■ Task statement ■
Write out the listing, please, but only from its first line through the line containing "from matplotlib.lines import Line2D", exactly as given and without pictures.

[Plotting code records]
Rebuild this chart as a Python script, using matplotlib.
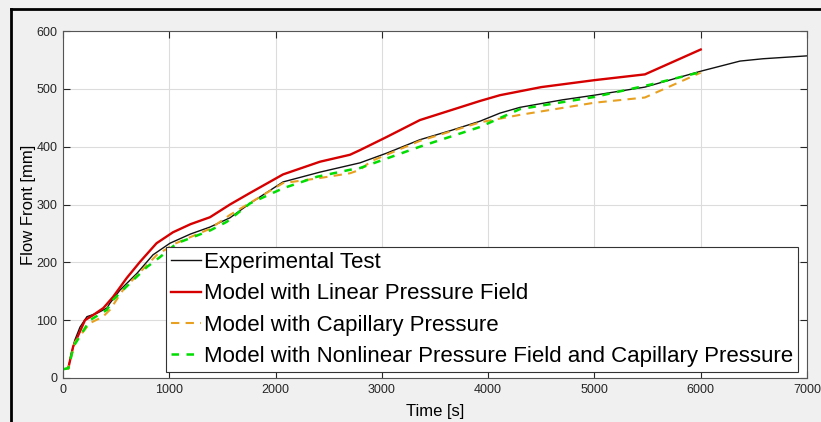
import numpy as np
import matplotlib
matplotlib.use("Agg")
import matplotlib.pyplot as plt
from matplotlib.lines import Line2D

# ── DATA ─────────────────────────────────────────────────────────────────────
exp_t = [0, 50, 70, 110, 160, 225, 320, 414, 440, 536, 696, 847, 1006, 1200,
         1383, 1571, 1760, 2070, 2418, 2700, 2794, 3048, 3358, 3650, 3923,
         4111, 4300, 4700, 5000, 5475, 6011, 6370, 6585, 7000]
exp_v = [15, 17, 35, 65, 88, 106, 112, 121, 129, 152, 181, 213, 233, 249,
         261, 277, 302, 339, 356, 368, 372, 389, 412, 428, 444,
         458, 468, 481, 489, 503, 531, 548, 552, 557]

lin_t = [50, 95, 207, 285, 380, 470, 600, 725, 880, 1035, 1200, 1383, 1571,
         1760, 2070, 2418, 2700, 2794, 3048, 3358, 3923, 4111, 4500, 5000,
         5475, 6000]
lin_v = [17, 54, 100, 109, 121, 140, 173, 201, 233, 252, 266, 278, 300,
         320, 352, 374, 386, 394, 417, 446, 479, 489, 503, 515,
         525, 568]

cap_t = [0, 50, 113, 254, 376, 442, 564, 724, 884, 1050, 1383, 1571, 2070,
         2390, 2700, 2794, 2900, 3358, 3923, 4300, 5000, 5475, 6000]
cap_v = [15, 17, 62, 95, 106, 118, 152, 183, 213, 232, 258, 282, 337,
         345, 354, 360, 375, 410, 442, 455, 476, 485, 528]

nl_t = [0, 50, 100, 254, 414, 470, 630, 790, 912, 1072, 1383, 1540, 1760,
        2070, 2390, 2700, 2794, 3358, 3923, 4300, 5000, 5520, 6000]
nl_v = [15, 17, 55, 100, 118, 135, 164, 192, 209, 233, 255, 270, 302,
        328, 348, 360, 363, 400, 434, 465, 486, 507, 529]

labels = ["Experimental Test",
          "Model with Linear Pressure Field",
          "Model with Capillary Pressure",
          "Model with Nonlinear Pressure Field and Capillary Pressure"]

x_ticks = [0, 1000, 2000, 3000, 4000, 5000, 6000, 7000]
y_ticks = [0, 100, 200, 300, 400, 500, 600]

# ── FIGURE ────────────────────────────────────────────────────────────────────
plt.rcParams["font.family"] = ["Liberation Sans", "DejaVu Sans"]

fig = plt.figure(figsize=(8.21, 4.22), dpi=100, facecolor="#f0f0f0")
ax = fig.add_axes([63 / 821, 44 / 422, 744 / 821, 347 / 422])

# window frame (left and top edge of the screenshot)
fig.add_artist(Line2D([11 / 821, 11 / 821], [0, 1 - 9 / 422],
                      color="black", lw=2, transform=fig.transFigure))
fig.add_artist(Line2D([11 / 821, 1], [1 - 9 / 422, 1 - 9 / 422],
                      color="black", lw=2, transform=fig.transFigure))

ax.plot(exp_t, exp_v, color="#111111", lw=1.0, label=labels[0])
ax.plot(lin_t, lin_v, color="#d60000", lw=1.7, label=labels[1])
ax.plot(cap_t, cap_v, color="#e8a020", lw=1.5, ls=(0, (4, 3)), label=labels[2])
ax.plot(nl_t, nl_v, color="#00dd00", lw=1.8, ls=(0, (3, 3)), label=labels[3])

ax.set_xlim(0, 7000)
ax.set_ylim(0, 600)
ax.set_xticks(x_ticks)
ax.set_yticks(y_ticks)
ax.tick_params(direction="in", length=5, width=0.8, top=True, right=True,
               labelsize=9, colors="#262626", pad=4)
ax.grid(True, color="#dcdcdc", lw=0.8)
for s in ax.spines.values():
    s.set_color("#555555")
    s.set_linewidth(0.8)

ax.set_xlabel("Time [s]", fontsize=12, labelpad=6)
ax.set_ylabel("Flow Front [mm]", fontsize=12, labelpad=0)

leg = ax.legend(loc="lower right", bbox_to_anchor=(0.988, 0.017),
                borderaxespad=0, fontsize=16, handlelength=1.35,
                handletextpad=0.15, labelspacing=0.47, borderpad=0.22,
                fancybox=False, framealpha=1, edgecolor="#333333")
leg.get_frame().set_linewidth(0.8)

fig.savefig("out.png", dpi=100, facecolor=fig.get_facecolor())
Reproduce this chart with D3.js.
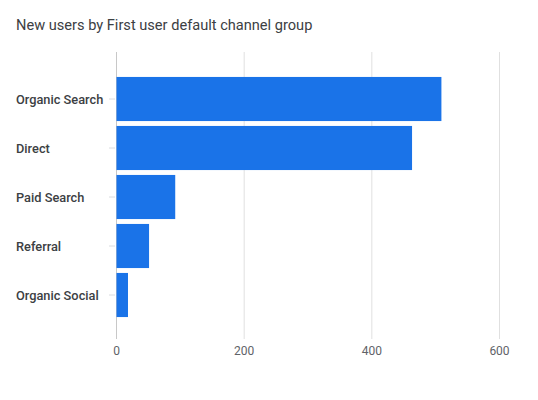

■ Response to the task ■
Rebuild this chart as a Python script, using matplotlib.
import numpy as np
import matplotlib
matplotlib.use("Agg")
import matplotlib.pyplot as plt
from matplotlib.lines import Line2D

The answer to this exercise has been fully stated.